Review: “Sling” by Clairo

The artist takes a step away from indie pop with her second album, adding various new elements to her musical repository and putting her songwriting abilities on full display.

by Macy Harder

Clairo – singer, songwriter and poster child of bedroom pop – has returned with her sophomore album, “Sling.” This project demonstrates Clairo’s prowess as a writer, breaks the boundaries defined by her earlier works and incorporates some new musical elements that push her further and further beyond the bounds of an indie pop artist.

“Sling” is a poetic journey through a landscape of heavy, emotional themes, riddled with tender imagery and a sense of unabashed intimacy. With this project, Clairo makes it clear that there’s more to her artistry than simple pop beats, testing the waters of a completely different sound. However, the album takes this step cautiously, which ultimately made for very few memorable tracks.
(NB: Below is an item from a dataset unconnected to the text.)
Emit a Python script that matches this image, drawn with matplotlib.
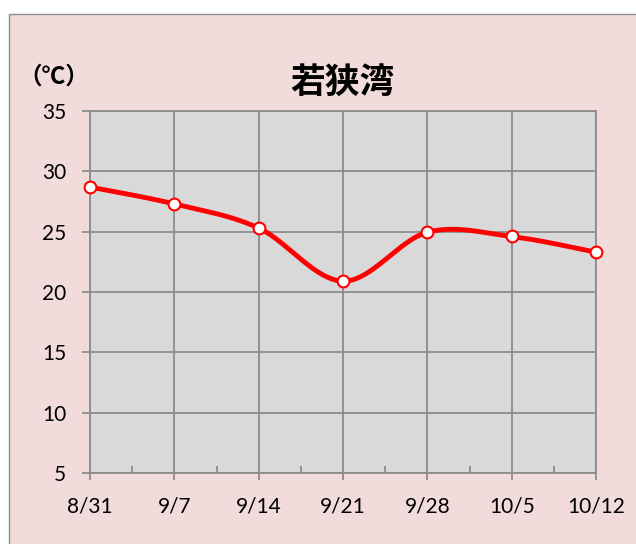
import numpy as np
import matplotlib
matplotlib.use("Agg")
import matplotlib.pyplot as plt
from matplotlib.patches import Rectangle

dates = ["8/31", "9/7", "9/14", "9/21", "9/28", "10/5", "10/12"]
temps = [28.7, 27.3, 25.3, 20.9, 24.95, 24.6, 23.3]
yticks = [5, 10, 15, 20, 25, 30, 35]
title = "若狭湾"
unit = "（℃）"

num_font = ["Lato", "DejaVu Sans"]
cjk_font = ["Noto Sans CJK JP", "DejaVu Sans"]

fig = plt.figure(figsize=(6.36, 5.44), dpi=100, facecolor="white")
bg = Rectangle((9/636, -0.05), 1.1, (544-14)/544 + 0.05,
               transform=fig.transFigure, facecolor="#f2dcdb",
               edgecolor="#8c8c8c", linewidth=1.0, zorder=-10)
fig.patches.append(bg)

ax = fig.add_axes([90/636, 1-473/544, (596-90)/636, (473-111)/544])
ax.set_zorder(5)
ax.set_facecolor("#d9d9d9")

x = np.arange(len(dates), dtype=float)
y = np.array(temps, dtype=float)

# Smoothed line (Catmull-Rom style cubic Bezier as in spreadsheet smoothing)
P = np.column_stack([x, y])
Pext = np.vstack([P[0], P, P[-1]])
curve = []
t = np.linspace(0, 1, 40)[:, None]
for i in range(len(P) - 1):
    p0, p1, p2, p3 = Pext[i], Pext[i+1], Pext[i+2], Pext[i+3]
    c1 = p1 + (p2 - p0) / 6
    c2 = p2 - (p3 - p1) / 6
    seg = ((1-t)**3)*p1 + 3*((1-t)**2)*t*c1 + 3*(1-t)*(t**2)*c2 + (t**3)*p2
    curve.append(seg)
curve = np.vstack(curve)

ax.plot(curve[:, 0], curve[:, 1], color="#ff0000", linewidth=3.5, zorder=3,
        solid_capstyle="round")
ax.plot(x, y, linestyle="none", marker="o", markersize=8.5,
        markerfacecolor="white", markeredgecolor="#ff0000",
        markeredgewidth=1.5, zorder=4, clip_on=False)

ax.set_xlim(0, len(dates) - 1)
ax.set_ylim(5, 35)
ax.set_xticks(x)
ax.set_xticklabels(dates)
ax.set_xticks(x[:-1] + 0.5, minor=True)
ax.set_yticks(yticks)
ax.set_yticklabels([str(v) for v in yticks])

ax.grid(True, which="major", color="#8c8c8c", linewidth=1.3)
ax.set_axisbelow(True)
for s in ax.spines.values():
    s.set_color("#8c8c8c")
    s.set_linewidth(1.3)

ax.tick_params(axis="x", which="major", direction="out", length=5, width=1.3,
               color="#8c8c8c", pad=12, labelsize=15)
ax.tick_params(axis="x", which="minor", direction="in", length=5, width=1.3,
               color="#8c8c8c")
ax.tick_params(axis="y", which="major", direction="out", length=6, width=1.3,
               color="#8c8c8c", pad=11, labelsize=15)
for lab in ax.get_xticklabels() + ax.get_yticklabels():
    lab.set_family(num_font)
    lab.set_color("black")

fig.text(342/636, 1-82/544, title, ha="center", va="center",
         fontsize=25, fontweight="bold", family=cjk_font)
fig.text(54/636, 1-77/544, unit, ha="center", va="center",
         fontsize=17, fontweight="bold", family=cjk_font)

fig.savefig("out.png", dpi=100, facecolor=fig.get_facecolor())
Right off the bat, it’s obvious that “Sling” will convey a heightened level of musical maturity. The album’s opening track, “Bambi,” incorporates a new instrumental repertoire. Accompanied by steady saxophone and flute melodies, the song has somewhat of a folky edge. “Bambi” is successful in previewing Clairo’s direction for the rest of the album: moving away from the dreamy, lo-fi sound she once championed and trying something new.

Following “Bambi” is “Amoeba,” which has the potential to be the album’s radio hit. The track features upbeat percussion that pushes each verse towards a catchy, earworm chorus. In spite of this, the listener is still left unsatisfied by the song’s lack of a climax. This could be due to the contrast of Clairo’s soft, airy vocals against the funky instrumentation in the chorus, which makes for a mismatch of sounds that prevents the song from going anywhere.

Unfortunately, the remainder of the album’s runtime does not get much more musically exciting.

“Sling” really loses momentum around its middle. “Partridge,” “Zinnias,” and “Wade” continue the stylistic attempts introduced by the first two tracks, but all three seem to blend together and are ultimately forgettable.

Monotonous melodies aside, the album’s midsection is where Clairo begins to demonstrate her abilities as a songwriter. Her older works, like her first studio album “Immunity” and six-track EP “diary 001” are categorized by cute, light-hearted lyrics often centered around being a hopeless teenager in love. But Clairo is older now, and her experiences with relationships, with the music industry and with herself are becoming increasingly complex. She makes this clear on “Sling,” as her previous works didn’t even come close to the level of emotional depth and intimacy she conveys through this project.

It was clear that Clairo was going to be incorporating some heavier themes when she released the album’s only single, “Blouse.” The song is a tender yet devastating embodiment of desperation. Accompanied by a gentle, acoustic guitar, the track opens with Clairo’s description of a seemingly-normal encounter; she depicts sitting quietly at someone’s kitchen table, noting details like the placement of napkins and loose hair strands. The mood changes abruptly with the song’s hard-hitting titular line – “Why do I tell you how I feel? / When you’re just looking down the blouse” – which describes an objectification familiar to many. “It’s something I wouldn’t say out loud / If touch could make them hear, then touch me now,” Clairo repeats alongside orchestral swells, a desperate plea that becomes more heartbreaking each time it’s sung.

As the album winds down, Clairo continues to unpack difficult and complex subject matters with undeniable poetic ease. The eighth track, “Just For Today,” depicts the artist’s struggles with mental health and self-harm. The song also showcases her vocal abilities a bit more than the others, which works powerfully in tandem with the lyrics to make her experiences hit the listener with force.

Towards the end of the tracklist, the album slips back into its routine of simple melodies and soft instrumentals that don’t leave much of an impression on the listener. Although lyrically complex,“Reaper” and “Little Changes” don’t take many musical risks, relying on delicate guitar and piano accompaniments with which the listener is already familiar.

“Management,” the closing track, breathes some life back into the album with its increasing tempo and swirling orchestra. It stands out uniquely against the smooth melodies found in most of the previous songs, making it the grand finale that the album needed. It’s memorable, it’s dynamic and it gives the listener what the majority of “Sling” did not provide.

Ultimately, “Sling” proves that Clairo’s musical capacity does not fit neatly into a box; her talent extends far beyond bedroom pop and simple lyrics. The tracklist plays it safe with repetitive simplicity, which could leave some listeners unsatisfied, but it certainly makes us wonder what else Clairo will bring to the table in the future.